Tribune

Jazzkaar, noble politique

Les choix esthétiques sont aussi des choix politiques : Jazzkaar en guise d’illustration.


Valter Soossalu et Kristen Kütner au Jazzkaar 2022 © Siiri Padar

Si votre pied est jazzistique, fouler le pavé de la capitale estonienne à l’occasion du Jazzkaar est vivement conseillé. Mais l’organisation d’un festival n’est pas qu’une geste esthétique. Elle relève aussi de choix politiques. Illustration avec l’édition 2022 du festival de Tallinn.

Le centre névralgique du festival est situé dans le quartier Telliskivi où le Vaba Lava jouxte le Fotografiska : ces deux salles accueillent la quasi-totalité du festival. Les festivaliers peuvent ainsi passer sans discontinuité de l’une à l’autre pour profiter de ce marathon de concerts.
Ainsi, quand le trio d’Holger Marjamaa quittait la scène du Vaba Lava celui composé de Raivo Tafenau, Meelis Vind et Ricardo Padilla attaquait les hostilités au Fotografiska. Et une fois celui-ci terminé, on pouvait repartir directement au Vaba voir le quartet de Maciej Obara puis revenir une dernière fois au Fotografiska pour le trio io. Si, en plus, l’on était doué d’ubiquité, il était tout à fait possible d’assister au concert d’Anett Tamm et Johannes Laas dans la vieille ville. C’est ainsi que lorsque Tallinn se fait jazz, les choses ne sont pas faites à moitié.

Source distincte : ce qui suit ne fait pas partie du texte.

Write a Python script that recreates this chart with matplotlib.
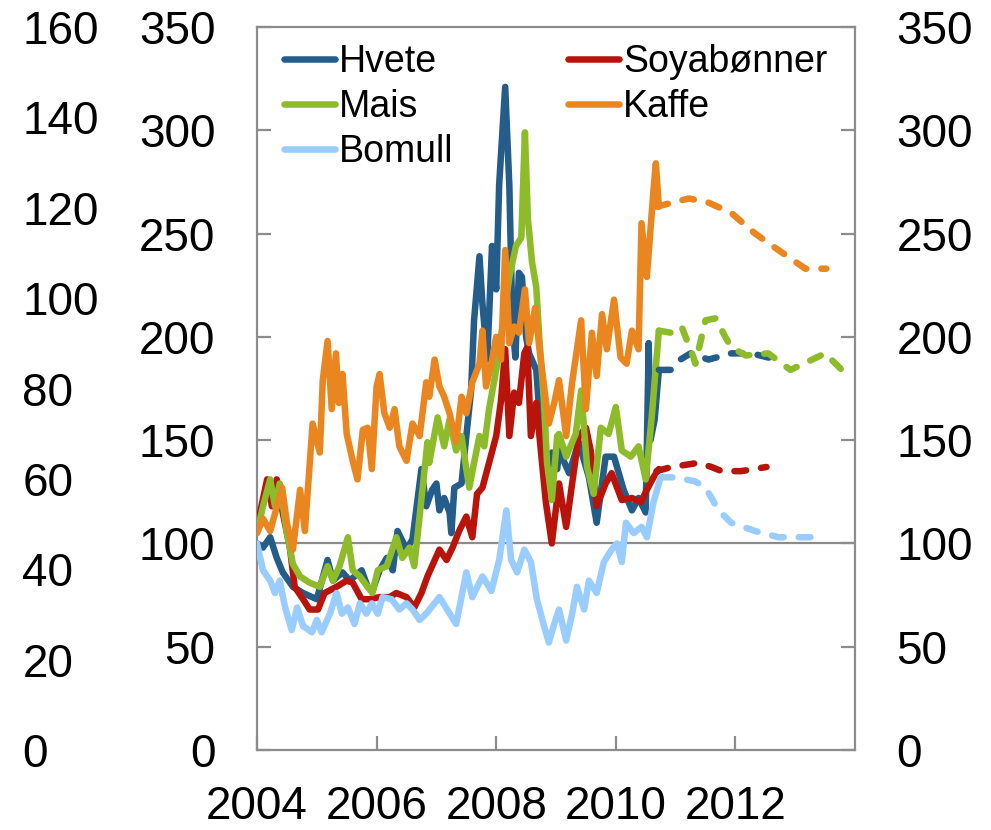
import matplotlib
matplotlib.use("Agg")
import matplotlib.pyplot as plt

plt.rcParams['font.family'] = ['Liberation Sans', 'DejaVu Sans']

# ---------------- data (decimal years, index values) ----------------
hvete_t = [2004.00, 2004.10, 2004.22, 2004.33, 2004.43, 2004.60, 2004.77, 2005.00, 2005.18, 2005.27,
           2005.43, 2005.55, 2005.75, 2005.85, 2005.93, 2006.05, 2006.17, 2006.27, 2006.35, 2006.50,
           2006.60, 2006.75, 2006.83, 2006.93, 2007.00, 2007.05, 2007.13, 2007.22, 2007.25, 2007.30,
           2007.42, 2007.50, 2007.58, 2007.63, 2007.72, 2007.77, 2007.85, 2007.93, 2008.00, 2008.05,
           2008.15, 2008.22, 2008.27, 2008.32, 2008.38, 2008.43, 2008.50, 2008.55, 2008.67, 2008.75,
           2008.83, 2008.93, 2009.02, 2009.05, 2009.22, 2009.38, 2009.55, 2009.68, 2009.83, 2009.97,
           2010.13, 2010.27, 2010.38, 2010.50, 2010.55, 2010.58, 2010.65, 2010.72]
hvete_v = [100, 98, 103, 93, 86, 79, 76, 73, 92, 82,
           86, 82, 87, 79, 77, 87, 93, 87, 106, 97,
           102, 136, 118, 126, 129, 116, 122, 115, 105, 127,
           129, 152, 174, 208, 239, 216, 189, 244, 223, 274,
           321, 273, 208, 190, 231, 229, 200, 192, 184, 152,
           132, 144, 136, 145, 134, 149, 132, 110, 142, 142,
           126, 116, 122, 115, 197, 150, 160, 184]

soya_t = [2004.00, 2004.17, 2004.25, 2004.33, 2004.43, 2004.55, 2004.63, 2004.77, 2004.88, 2005.02,
          2005.13, 2005.33, 2005.50, 2005.60, 2005.75, 2005.88, 2006.05, 2006.22, 2006.33, 2006.50,
          2006.63, 2006.75, 2006.85, 2007.05, 2007.17, 2007.27, 2007.38, 2007.50, 2007.60, 2007.68,
          2007.77, 2007.88, 2008.00, 2008.08, 2008.15, 2008.22, 2008.30, 2008.38, 2008.47, 2008.52,
          2008.58, 2008.67, 2008.75, 2008.83, 2008.93, 2009.02, 2009.05, 2009.17, 2009.27, 2009.38,
          2009.50, 2009.58, 2009.68, 2009.83, 2009.93, 2010.10, 2010.27, 2010.42, 2010.52, 2010.63,
          2010.72]
soya_v = [108, 131, 118, 131, 115, 98, 79, 73, 68, 68,
          76, 79, 82, 81, 73, 73, 74, 74, 76, 74,
          69, 76, 84, 97, 92, 98, 106, 113, 103, 124,
          127, 139, 152, 169, 194, 152, 173, 168, 192, 195,
          152, 168, 144, 120, 100, 122, 129, 108, 129, 152,
          156, 145, 118, 129, 134, 121, 122, 120, 126, 132,
          136]

mais_t = [2004.00, 2004.10, 2004.22, 2004.30, 2004.38, 2004.50, 2004.60, 2004.72, 2004.88, 2005.05,
          2005.18, 2005.27, 2005.38, 2005.52, 2005.60, 2005.72, 2005.85, 2005.93, 2006.02, 2006.17,
          2006.33, 2006.43, 2006.55, 2006.63, 2006.77, 2006.85, 2006.88, 2007.02, 2007.13, 2007.22,
          2007.33, 2007.42, 2007.50, 2007.55, 2007.63, 2007.72, 2007.80, 2007.88, 2008.00, 2008.08,
          2008.22, 2008.33, 2008.42, 2008.48, 2008.53, 2008.60, 2008.67, 2008.72, 2008.80, 2008.85,
          2008.93, 2009.02, 2009.05, 2009.17, 2009.33, 2009.42, 2009.52, 2009.63, 2009.75, 2009.88,
          2010.00, 2010.10, 2010.25, 2010.38, 2010.50, 2010.60, 2010.72]
mais_v = [105, 118, 131, 118, 129, 105, 90, 84, 81, 79,
          89, 82, 89, 103, 87, 84, 79, 76, 87, 89,
          103, 93, 98, 89, 127, 149, 139, 161, 147, 160,
          145, 152, 136, 127, 139, 152, 147, 165, 184, 200,
          229, 244, 248, 299, 257, 236, 224, 200, 168, 139,
          121, 152, 153, 142, 153, 174, 137, 124, 156, 153,
          166, 145, 142, 147, 131, 161, 203]

kaffe_t = [2004.00, 2004.10, 2004.22, 2004.42, 2004.50, 2004.60, 2004.72, 2004.80, 2004.93, 2005.05,
           2005.10, 2005.18, 2005.25, 2005.32, 2005.37, 2005.43, 2005.50, 2005.60, 2005.68, 2005.77,
           2005.85, 2005.92, 2006.00, 2006.05, 2006.13, 2006.22, 2006.30, 2006.38, 2006.50, 2006.60,
           2006.72, 2006.83, 2006.88, 2006.97, 2007.05, 2007.13, 2007.22, 2007.33, 2007.42, 2007.50,
           2007.60, 2007.72, 2007.77, 2007.83, 2007.92, 2008.00, 2008.08, 2008.15, 2008.22, 2008.30,
           2008.38, 2008.48, 2008.55, 2008.65, 2008.72, 2008.80, 2008.88, 2008.97, 2009.05, 2009.17,
           2009.27, 2009.42, 2009.50, 2009.60, 2009.68, 2009.77, 2009.85, 2009.97, 2010.08, 2010.18,
           2010.27, 2010.38, 2010.43, 2010.52, 2010.58, 2010.63, 2010.67, 2010.72]
kaffe_v = [105, 112, 106, 127, 110, 97, 126, 106, 158, 144,
           179, 198, 165, 192, 168, 182, 153, 140, 131, 155,
           156, 136, 176, 182, 163, 156, 165, 147, 140, 158,
           152, 178, 171, 189, 176, 171, 163, 149, 171, 163,
           178, 187, 203, 176, 187, 200, 189, 242, 197, 205,
           202, 223, 197, 214, 195, 176, 158, 168, 179, 152,
           178, 208, 165, 202, 181, 211, 194, 218, 190, 187,
           203, 194, 255, 229, 252, 271, 284, 263]

bomull_t = [2004.00, 2004.10, 2004.22, 2004.30, 2004.38, 2004.47, 2004.58, 2004.67, 2004.77, 2004.92,
            2005.00, 2005.08, 2005.22, 2005.33, 2005.42, 2005.52, 2005.63, 2005.72, 2005.83, 2005.92,
            2006.02, 2006.10, 2006.25, 2006.38, 2006.50, 2006.60, 2006.72, 2006.83, 2007.05, 2007.33,
            2007.50, 2007.60, 2007.77, 2007.92, 2008.05, 2008.17, 2008.25, 2008.35, 2008.47, 2008.58,
            2008.68, 2008.80, 2008.88, 2008.97, 2009.05, 2009.17, 2009.27, 2009.35, 2009.47, 2009.55,
            2009.68, 2009.80, 2009.93, 2010.02, 2010.10, 2010.17, 2010.30, 2010.43, 2010.52, 2010.63,
            2010.75]
bomull_v = [100, 87, 82, 76, 82, 69, 58, 69, 60, 57,
            63, 57, 66, 76, 66, 69, 61, 71, 66, 71,
            66, 74, 73, 68, 71, 68, 63, 66, 74, 61,
            86, 74, 84, 77, 92, 116, 92, 86, 97, 91,
            73, 60, 52, 61, 68, 53, 66, 79, 68, 82,
            76, 91, 97, 100, 91, 110, 105, 108, 103, 120,
            132]

# forecasts (dashed)
hvete_f_t = [2010.72, 2010.92, 2011.08, 2011.25, 2011.55, 2011.93, 2012.27, 2012.55, 2012.80]
hvete_f_v = [184, 184, 189, 192, 189, 192, 192, 190, 190]
soya_f_t = [2010.68, 2010.93, 2011.38, 2011.60, 2011.77, 2012.10, 2012.52]
soya_f_v = [135, 137, 139, 137, 135, 135, 137]
mais_f_t = [2010.72, 2010.92, 2011.10, 2011.30, 2011.33, 2011.50, 2011.67, 2011.83, 2011.93, 2012.17,
            2012.55, 2012.92, 2013.50, 2013.92]
mais_f_v = [203, 202, 205, 190, 187, 208, 209, 200, 195, 191,
            192, 184, 192, 180]
kaffe_f_t = [2010.68, 2011.22, 2011.55, 2011.93, 2012.33, 2012.72, 2013.17, 2013.52]
kaffe_f_v = [263, 267, 265, 260, 250, 242, 233, 233]
bomull_f_t = [2010.75, 2011.00, 2011.33, 2011.50, 2011.72, 2011.93, 2012.33, 2012.72, 2013.10, 2013.50]
bomull_f_v = [132, 132, 130, 127, 116, 110, 106, 103, 103, 103]

names = ["Hvete", "Soyabønner", "Mais", "Kaffe", "Bomull"]
colors = ["#245C8A", "#B8140B", "#8DBB2A", "#EA8620", "#99CCFF"]

x_ticks = [2004, 2006, 2008, 2010, 2012]
y_ticks = [0, 50, 100, 150, 200, 250, 300, 350]
outer_ticks = [0, 20, 40, 60, 80, 100, 120, 140, 160]

# ---------------- figure ----------------
fig = plt.figure(figsize=(9.91, 8.30), dpi=100)
ax = fig.add_axes([257/991, 1-750/830, (855-257)/991, (750-27)/830])

grey = "#8C8C8C"
lw = 4.7
actual = [(hvete_t, hvete_v), (soya_t, soya_v), (mais_t, mais_v), (kaffe_t, kaffe_v), (bomull_t, bomull_v)]
fcast = [(hvete_f_t, hvete_f_v), (soya_f_t, soya_f_v), (mais_f_t, mais_f_v), (kaffe_f_t, kaffe_f_v),
         (bomull_f_t, bomull_f_v)]

ax.axhline(100, color=grey, lw=1.6, zorder=1)

handles = []
for (t, v), name, c in zip(actual, names, colors):
    h, = ax.plot(t, v, color=c, lw=lw, solid_capstyle='round', solid_joinstyle='round', label=name, zorder=3)
    handles.append(h)
for (t, v), c in zip(fcast, colors):
    ax.plot(t, v, color=c, lw=lw, ls=(0, (1.8, 2.3)), dash_capstyle='round', zorder=3)

ax.set_xlim(2004, 2014)
ax.set_ylim(0, 350)
ax.set_xticks(x_ticks)
ax.set_xticklabels([str(x) for x in x_ticks])
ax.set_yticks(y_ticks)

for s in ax.spines.values():
    s.set_color(grey)
    s.set_linewidth(1.6)

fs = 33
ax.tick_params(axis='both', direction='in', length=10, width=1.6, color=grey, labelsize=fs)
ax.tick_params(axis='y', pad=30)
ax.tick_params(axis='x', pad=25)

# right axis (same scale)
ax2 = ax.twinx()
ax2.set_ylim(0, 350)
ax2.set_yticks(y_ticks)
ax2.tick_params(axis='y', direction='in', length=10, width=1.6, color=grey, labelsize=fs, pad=30)
for s in ax2.spines.values():
    s.set_visible(False)

# outer-left axis (0-160)
ax3 = ax.twinx()
ax3.set_ylim(0, 160)
ax3.set_yticks(outer_ticks)
ax3.yaxis.tick_left()
ax3.tick_params(axis='y', length=0, labelsize=fs, pad=169)
for lab in ax3.get_yticklabels():
    lab.set_horizontalalignment('left')
for s in ax3.spines.values():
    s.set_visible(False)

order = [0, 2, 4, 1, 3]
leg = ax.legend([handles[i] for i in order], [names[i] for i in order], ncol=2, loc='upper left',
                frameon=False, fontsize=27, handlelength=1.35, handletextpad=0.12,
                columnspacing=3.05, labelspacing=0.24, borderaxespad=0.0,
                bbox_to_anchor=(0.02, 0.997))

fig.savefig("out.png", dpi=100)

Meelis Vind au Jazzkaar 2022 © Siiri Padar

L’autre caractéristique de ce festival est la promotion de la scène estonienne. Un geste politique, donc, et les organisateurs ont fait leur la formule « Small Country, Big Jazz ! ».
L’invitation de journalistes hors Estonie, en l’occurrence Citizen Jazz, Jazzthetik, Jazzwise, Polish Radio 2, LSM.lv ou encore TVNet, répond à cette ligne. La réalisation d’un livret 2021/2022 Jazz Export par Jazz Estonia est, elle aussi, révélatrice de ce fil conducteur. D’ailleurs la présentation va droit au but : « The aim of Jazz Estonia is to develop and promote Estonian jazz music both at home and abroad ». Il y a ici, de manière très affirmée, le souci d’accompagner les musiciens estoniens. Et c’est fort heureux puisque, vu de France, on a tout intérêt à découvrir cette scène. Très peu de musiciens ont en effet une notoriété qui va jusqu’aux marges occidentales de l’Europe.

La saxophoniste Maria Faust ou encore le pianiste Kristjan Randalu, chez ECM, sont peut-être un peu plus connus que leur compatriotes mais leur aura mériterait d’aller au-delà encore. Reste que les faire figurer dans la programmation, tout comme Raivo Tafenau, Meelis Vind, le Valter ’s harpejii Band, le Eesti Keeled, l’ode à la forêt de l’ensemble de Joel Remmel et Peedu Kaas ou encore, pour ne citer que ceux-ci, Maarja Nuut, est un acte de noble politique.

Certaines formations auront peu de chances de s’exporter à l’international parmi les têtes d’affiche. Ce n’est d’ailleurs pas leur credo. En tout cas, ces formation sont constitutives de la scène estonienne et à ce titre apportent un éclairage essentiel pour qui ne la connaît pas. Reste que faire figurer sur une même programmation Cätlin Mägi d’une part et Kenny Garrett ou Dee Dee Bridgewater d’autre part est aussi l’occasion de se servir de la notoriété des seconds pour porter les premiers.

Cätlin Mägi au Jazzkaar 2022 © Siiri Padar

Le geste politique est aussi le partenariat entre Tallinn et Katowice en Pologne. Les deux villes sont associées pour une reconnaissance culturelle via l’UNESCO. Les deux festivals Jazzkaar et Jazzart sont partenaires. D’où la présence dans la programmation - et ça n’altère aucunement leur qualité musicale - de Marciej Obara ou encore du trio_io.

Jazzkaar est un festival avec une ligne politique certaine - d’ailleurs, pour cette édition, les réfugiés ukrainiens étaient invités à assister gratuitement aux concerts - et on imagine volontiers qu’il y a là la volonté des pouvoirs publics d’inscrire leurs actions au service de la création et de leurs administrés.